** Begin **

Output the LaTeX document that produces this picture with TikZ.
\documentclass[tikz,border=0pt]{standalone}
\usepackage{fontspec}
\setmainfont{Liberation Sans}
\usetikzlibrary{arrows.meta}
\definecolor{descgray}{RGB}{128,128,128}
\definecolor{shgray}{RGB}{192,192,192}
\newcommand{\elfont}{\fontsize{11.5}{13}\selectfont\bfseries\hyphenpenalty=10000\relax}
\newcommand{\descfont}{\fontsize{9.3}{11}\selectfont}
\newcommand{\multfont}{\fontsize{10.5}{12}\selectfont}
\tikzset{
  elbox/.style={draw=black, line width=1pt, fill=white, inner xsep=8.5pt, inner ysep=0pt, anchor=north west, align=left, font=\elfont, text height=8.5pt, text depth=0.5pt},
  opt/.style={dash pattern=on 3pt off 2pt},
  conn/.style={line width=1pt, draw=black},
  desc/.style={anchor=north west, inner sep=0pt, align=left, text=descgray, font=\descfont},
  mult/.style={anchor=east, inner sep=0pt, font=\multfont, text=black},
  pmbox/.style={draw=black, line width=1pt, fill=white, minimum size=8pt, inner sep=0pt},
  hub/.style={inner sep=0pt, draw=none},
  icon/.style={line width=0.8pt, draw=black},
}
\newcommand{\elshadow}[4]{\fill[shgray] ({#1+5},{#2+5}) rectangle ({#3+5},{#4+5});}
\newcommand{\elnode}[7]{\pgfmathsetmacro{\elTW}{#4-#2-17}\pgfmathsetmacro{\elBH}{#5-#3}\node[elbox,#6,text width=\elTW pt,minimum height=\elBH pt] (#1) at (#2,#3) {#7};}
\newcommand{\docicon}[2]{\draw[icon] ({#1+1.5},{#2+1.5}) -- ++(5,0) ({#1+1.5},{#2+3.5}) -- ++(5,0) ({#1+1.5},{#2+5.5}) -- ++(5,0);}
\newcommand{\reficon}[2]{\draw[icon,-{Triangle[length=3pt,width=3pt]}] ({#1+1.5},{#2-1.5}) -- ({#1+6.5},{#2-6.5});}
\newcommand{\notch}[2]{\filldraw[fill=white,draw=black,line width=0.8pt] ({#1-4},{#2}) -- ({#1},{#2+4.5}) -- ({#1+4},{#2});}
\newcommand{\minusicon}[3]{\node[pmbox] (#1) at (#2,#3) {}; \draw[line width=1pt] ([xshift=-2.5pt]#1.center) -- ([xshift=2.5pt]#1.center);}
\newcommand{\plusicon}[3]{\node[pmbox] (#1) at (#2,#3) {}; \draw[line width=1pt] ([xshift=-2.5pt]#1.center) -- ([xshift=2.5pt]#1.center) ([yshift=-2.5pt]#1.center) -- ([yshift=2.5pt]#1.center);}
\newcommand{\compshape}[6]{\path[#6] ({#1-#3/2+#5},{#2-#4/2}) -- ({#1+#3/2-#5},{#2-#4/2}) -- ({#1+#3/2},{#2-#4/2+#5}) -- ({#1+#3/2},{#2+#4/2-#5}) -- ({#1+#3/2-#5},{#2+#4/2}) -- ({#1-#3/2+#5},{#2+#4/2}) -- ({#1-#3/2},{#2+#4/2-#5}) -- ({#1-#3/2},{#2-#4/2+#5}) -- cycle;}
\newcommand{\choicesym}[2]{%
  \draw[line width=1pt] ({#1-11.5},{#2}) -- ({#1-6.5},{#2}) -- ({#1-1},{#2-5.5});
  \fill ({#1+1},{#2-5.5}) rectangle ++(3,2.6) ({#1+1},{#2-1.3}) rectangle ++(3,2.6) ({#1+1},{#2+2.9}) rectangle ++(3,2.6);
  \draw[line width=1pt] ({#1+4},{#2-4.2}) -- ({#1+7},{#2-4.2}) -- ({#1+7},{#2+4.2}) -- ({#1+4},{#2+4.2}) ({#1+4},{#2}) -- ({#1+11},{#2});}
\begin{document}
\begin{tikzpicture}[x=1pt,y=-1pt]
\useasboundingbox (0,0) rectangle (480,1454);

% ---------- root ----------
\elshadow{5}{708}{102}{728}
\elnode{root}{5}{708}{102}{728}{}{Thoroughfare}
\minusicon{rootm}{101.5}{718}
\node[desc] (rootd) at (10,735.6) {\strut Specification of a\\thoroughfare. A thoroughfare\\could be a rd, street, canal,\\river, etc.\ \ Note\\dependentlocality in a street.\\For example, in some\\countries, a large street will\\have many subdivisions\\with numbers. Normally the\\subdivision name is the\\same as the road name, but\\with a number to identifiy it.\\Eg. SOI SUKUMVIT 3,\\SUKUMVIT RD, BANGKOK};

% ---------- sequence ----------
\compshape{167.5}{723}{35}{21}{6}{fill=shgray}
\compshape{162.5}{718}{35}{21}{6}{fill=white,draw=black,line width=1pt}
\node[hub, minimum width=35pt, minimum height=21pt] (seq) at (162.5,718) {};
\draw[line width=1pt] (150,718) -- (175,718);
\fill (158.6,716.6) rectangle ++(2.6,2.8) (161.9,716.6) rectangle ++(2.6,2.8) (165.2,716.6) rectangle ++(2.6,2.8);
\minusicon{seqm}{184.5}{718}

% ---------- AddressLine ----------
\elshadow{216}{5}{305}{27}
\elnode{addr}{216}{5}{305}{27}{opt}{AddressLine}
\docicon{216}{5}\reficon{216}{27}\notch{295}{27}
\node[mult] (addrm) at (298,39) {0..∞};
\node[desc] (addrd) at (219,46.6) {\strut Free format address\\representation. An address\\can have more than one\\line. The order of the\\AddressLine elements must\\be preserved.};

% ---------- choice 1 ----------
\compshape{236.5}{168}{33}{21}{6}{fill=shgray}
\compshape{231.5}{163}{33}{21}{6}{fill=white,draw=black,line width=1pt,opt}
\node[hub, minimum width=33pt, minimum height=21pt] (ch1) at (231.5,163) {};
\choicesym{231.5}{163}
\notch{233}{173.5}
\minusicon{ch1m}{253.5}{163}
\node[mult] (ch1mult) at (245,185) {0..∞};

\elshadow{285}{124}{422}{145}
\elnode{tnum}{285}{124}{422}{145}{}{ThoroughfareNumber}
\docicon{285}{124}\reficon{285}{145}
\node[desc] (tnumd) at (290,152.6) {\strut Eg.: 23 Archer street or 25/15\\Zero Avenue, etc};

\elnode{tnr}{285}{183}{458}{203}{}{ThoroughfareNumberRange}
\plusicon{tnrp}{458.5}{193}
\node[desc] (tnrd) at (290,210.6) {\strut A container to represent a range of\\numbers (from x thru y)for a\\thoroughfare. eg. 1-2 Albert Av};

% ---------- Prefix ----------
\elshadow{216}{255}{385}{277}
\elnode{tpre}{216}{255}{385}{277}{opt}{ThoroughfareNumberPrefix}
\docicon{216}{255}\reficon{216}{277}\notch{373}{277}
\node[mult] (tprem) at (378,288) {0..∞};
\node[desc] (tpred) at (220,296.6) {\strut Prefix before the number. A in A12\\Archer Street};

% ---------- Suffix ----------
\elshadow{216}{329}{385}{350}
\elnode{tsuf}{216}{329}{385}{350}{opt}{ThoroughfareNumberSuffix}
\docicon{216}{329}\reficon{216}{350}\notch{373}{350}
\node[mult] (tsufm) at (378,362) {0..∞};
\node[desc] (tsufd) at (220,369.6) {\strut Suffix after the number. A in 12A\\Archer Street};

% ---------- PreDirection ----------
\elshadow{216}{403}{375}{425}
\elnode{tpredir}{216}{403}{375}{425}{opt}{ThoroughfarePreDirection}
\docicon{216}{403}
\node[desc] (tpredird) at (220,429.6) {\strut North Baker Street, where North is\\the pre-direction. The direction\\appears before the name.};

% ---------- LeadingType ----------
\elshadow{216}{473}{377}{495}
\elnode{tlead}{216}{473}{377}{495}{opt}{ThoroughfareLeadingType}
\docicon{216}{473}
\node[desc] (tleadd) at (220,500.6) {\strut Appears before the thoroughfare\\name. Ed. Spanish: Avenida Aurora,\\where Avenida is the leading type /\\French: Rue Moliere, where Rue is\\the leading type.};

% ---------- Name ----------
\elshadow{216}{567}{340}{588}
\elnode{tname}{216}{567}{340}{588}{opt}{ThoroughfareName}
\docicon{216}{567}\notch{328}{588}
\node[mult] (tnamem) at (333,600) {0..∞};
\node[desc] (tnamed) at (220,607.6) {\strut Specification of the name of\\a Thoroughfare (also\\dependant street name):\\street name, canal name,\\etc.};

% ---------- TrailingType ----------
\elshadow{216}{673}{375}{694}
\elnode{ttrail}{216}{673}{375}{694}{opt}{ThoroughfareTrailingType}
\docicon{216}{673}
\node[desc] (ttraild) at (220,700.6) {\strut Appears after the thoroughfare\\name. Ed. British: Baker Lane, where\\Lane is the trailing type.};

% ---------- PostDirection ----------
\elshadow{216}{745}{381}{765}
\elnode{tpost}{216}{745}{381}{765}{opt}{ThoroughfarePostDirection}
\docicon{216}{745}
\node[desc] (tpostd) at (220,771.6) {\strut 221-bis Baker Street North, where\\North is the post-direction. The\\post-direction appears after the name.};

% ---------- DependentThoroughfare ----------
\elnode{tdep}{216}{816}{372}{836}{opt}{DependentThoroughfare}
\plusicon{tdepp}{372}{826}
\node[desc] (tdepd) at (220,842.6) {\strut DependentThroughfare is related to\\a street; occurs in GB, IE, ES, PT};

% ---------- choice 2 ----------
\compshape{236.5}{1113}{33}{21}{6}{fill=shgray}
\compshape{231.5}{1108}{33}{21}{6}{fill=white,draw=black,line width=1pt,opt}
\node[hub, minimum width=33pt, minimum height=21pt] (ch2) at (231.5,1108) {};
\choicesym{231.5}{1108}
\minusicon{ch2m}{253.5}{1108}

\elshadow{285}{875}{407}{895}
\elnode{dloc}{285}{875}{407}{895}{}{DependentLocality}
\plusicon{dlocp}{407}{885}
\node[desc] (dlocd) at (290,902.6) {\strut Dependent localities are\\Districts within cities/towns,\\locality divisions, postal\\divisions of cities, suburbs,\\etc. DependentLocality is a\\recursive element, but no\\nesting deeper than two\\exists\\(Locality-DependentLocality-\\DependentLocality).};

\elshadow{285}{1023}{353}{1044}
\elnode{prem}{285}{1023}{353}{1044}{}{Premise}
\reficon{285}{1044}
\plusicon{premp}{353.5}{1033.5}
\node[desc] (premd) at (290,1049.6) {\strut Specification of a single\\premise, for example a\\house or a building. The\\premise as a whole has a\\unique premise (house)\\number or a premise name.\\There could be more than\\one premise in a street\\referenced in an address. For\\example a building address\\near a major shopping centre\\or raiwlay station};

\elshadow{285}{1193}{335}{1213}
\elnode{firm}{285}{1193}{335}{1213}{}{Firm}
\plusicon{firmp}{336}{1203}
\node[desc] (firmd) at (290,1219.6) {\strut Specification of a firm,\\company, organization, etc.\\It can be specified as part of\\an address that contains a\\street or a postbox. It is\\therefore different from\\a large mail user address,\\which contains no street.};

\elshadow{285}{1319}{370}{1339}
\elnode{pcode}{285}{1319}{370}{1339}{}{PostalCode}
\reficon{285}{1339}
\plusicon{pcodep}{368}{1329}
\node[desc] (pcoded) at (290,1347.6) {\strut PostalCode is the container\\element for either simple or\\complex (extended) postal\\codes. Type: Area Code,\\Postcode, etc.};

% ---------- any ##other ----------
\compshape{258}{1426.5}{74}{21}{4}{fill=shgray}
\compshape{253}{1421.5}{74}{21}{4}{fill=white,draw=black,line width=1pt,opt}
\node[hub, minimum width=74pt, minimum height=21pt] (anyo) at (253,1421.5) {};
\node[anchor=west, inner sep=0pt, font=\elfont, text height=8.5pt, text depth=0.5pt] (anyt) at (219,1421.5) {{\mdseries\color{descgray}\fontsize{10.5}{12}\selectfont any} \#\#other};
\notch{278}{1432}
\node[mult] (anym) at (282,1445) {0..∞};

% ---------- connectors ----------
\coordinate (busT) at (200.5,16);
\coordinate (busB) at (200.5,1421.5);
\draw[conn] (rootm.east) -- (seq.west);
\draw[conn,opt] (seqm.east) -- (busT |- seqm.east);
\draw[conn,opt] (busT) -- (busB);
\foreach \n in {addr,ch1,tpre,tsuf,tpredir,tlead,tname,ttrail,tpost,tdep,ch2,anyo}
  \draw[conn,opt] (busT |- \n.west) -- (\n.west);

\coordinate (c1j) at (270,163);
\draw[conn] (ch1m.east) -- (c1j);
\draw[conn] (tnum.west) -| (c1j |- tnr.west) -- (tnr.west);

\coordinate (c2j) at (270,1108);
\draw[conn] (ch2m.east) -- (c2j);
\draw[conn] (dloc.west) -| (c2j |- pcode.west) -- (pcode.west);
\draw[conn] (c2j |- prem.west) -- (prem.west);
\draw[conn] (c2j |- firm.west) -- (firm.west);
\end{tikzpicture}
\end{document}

** End **

Read through the data and copy every line where "that" shows up.

Result of this task:
Output the LaTeX document that produces this picture with TikZ.
\node[desc] (firmd) at (290,1219.6) {\strut Specification of a firm,\\company, organization, etc.\\It can be specified as part of\\an address that contains a\\street or a postbox. It is\\therefore different from\\a large mail user address,\\which contains no street.};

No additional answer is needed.